***** SUPPLIED MATERIAL *****
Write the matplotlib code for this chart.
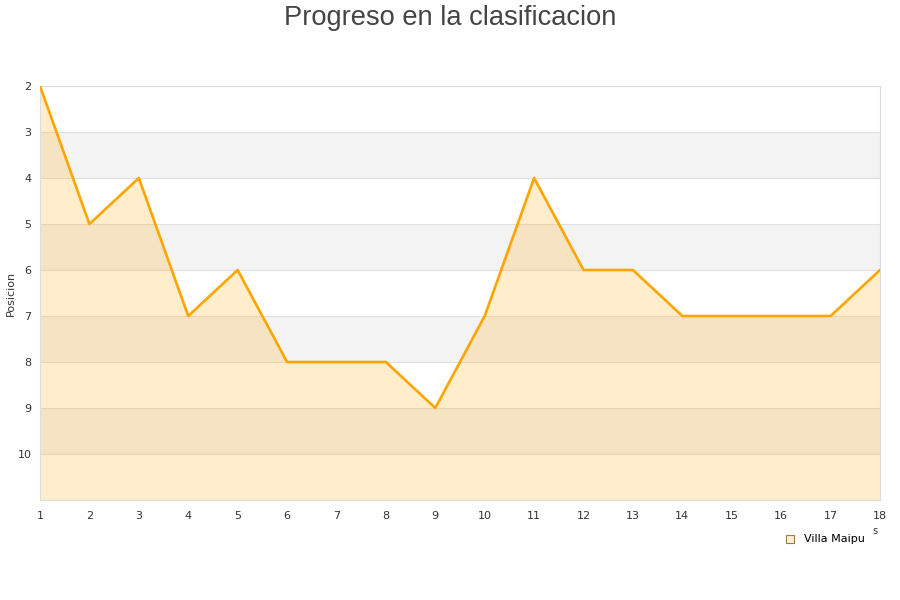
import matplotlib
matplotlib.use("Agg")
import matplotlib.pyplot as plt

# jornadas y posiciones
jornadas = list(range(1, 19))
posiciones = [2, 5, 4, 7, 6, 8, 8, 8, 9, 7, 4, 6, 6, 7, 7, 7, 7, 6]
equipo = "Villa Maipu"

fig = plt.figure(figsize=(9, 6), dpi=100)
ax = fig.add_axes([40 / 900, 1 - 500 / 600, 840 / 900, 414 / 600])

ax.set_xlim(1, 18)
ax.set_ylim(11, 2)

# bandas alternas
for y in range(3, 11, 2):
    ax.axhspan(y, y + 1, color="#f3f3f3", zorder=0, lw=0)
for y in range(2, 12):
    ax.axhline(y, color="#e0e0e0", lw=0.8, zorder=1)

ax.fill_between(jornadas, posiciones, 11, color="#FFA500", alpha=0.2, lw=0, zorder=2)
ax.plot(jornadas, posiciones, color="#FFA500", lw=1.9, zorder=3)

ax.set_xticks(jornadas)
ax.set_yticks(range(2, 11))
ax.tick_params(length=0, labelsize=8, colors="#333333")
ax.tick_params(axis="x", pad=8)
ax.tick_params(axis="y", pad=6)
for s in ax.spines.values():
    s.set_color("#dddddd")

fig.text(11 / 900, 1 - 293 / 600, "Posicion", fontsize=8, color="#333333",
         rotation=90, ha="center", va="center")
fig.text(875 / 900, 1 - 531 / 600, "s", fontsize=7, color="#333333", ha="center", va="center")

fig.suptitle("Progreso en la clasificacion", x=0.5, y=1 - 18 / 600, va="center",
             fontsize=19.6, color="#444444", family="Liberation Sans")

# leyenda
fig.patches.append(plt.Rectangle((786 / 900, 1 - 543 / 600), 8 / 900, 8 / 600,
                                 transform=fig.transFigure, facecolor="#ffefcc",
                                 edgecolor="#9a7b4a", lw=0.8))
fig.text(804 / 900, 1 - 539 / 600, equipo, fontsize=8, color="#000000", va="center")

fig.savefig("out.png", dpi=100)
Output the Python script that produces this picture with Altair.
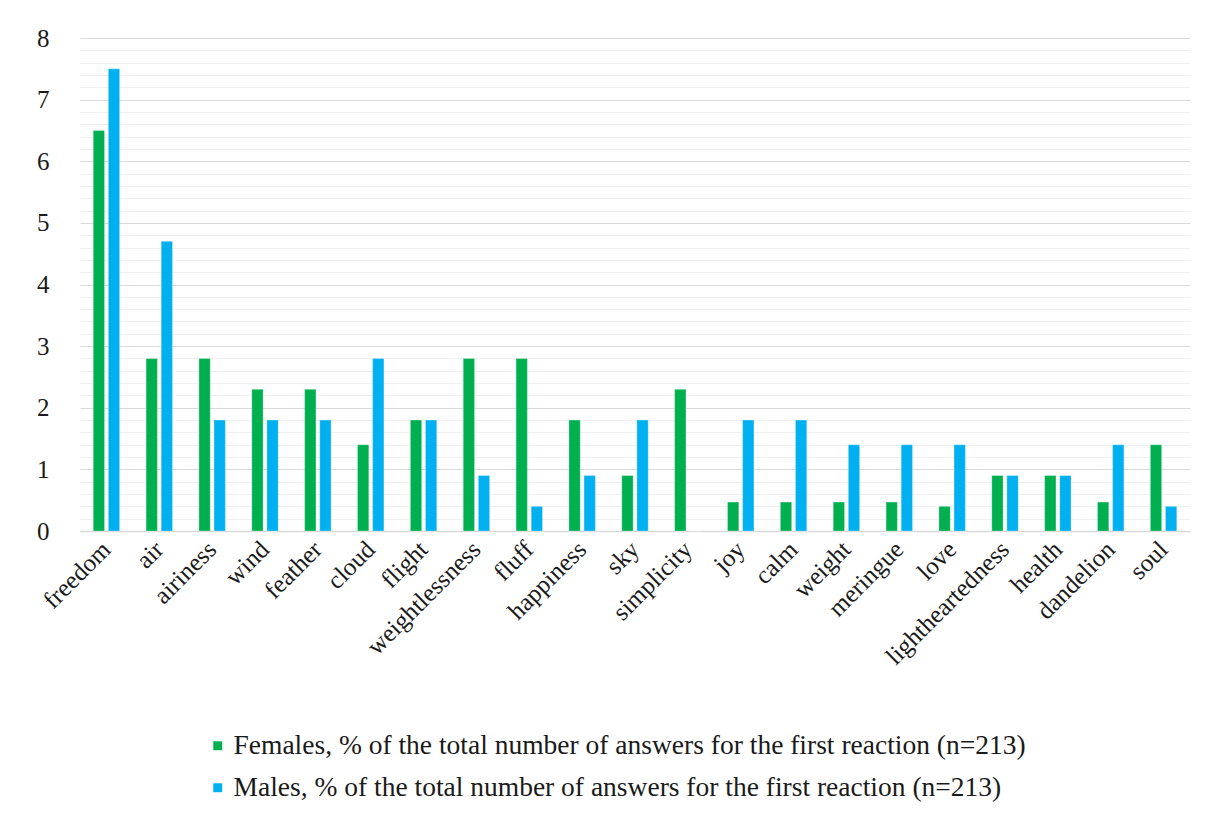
*****
TASK TO CARRY OUT:
Quote each entry above verbatim and drop the pictures.

TASK OUTPUT:
Write the matplotlib code for this chart.
import matplotlib
matplotlib.use("Agg")
import matplotlib.pyplot as plt

# jornadas y posiciones
jornadas = list(range(1, 19))
posiciones = [2, 5, 4, 7, 6, 8, 8, 8, 9, 7, 4, 6, 6, 7, 7, 7, 7, 6]
equipo = "Villa Maipu"

fig = plt.figure(figsize=(9, 6), dpi=100)
ax = fig.add_axes([40 / 900, 1 - 500 / 600, 840 / 900, 414 / 600])

ax.set_xlim(1, 18)
ax.set_ylim(11, 2)

# bandas alternas
for y in range(3, 11, 2):
    ax.axhspan(y, y + 1, color="#f3f3f3", zorder=0, lw=0)
for y in range(2, 12):
    ax.axhline(y, color="#e0e0e0", lw=0.8, zorder=1)

ax.fill_between(jornadas, posiciones, 11, color="#FFA500", alpha=0.2, lw=0, zorder=2)
ax.plot(jornadas, posiciones, color="#FFA500", lw=1.9, zorder=3)

ax.set_xticks(jornadas)
ax.set_yticks(range(2, 11))
ax.tick_params(length=0, labelsize=8, colors="#333333")
ax.tick_params(axis="x", pad=8)
ax.tick_params(axis="y", pad=6)
for s in ax.spines.values():
    s.set_color("#dddddd")

fig.text(11 / 900, 1 - 293 / 600, "Posicion", fontsize=8, color="#333333",
         rotation=90, ha="center", va="center")
fig.text(875 / 900, 1 - 531 / 600, "s", fontsize=7, color="#333333", ha="center", va="center")

fig.suptitle("Progreso en la clasificacion", x=0.5, y=1 - 18 / 600, va="center",
             fontsize=19.6, color="#444444", family="Liberation Sans")

# leyenda
fig.patches.append(plt.Rectangle((786 / 900, 1 - 543 / 600), 8 / 900, 8 / 600,
                                 transform=fig.transFigure, facecolor="#ffefcc",
                                 edgecolor="#9a7b4a", lw=0.8))
fig.text(804 / 900, 1 - 539 / 600, equipo, fontsize=8, color="#000000", va="center")

fig.savefig("out.png", dpi=100)
Output the Python script that produces this picture with Altair.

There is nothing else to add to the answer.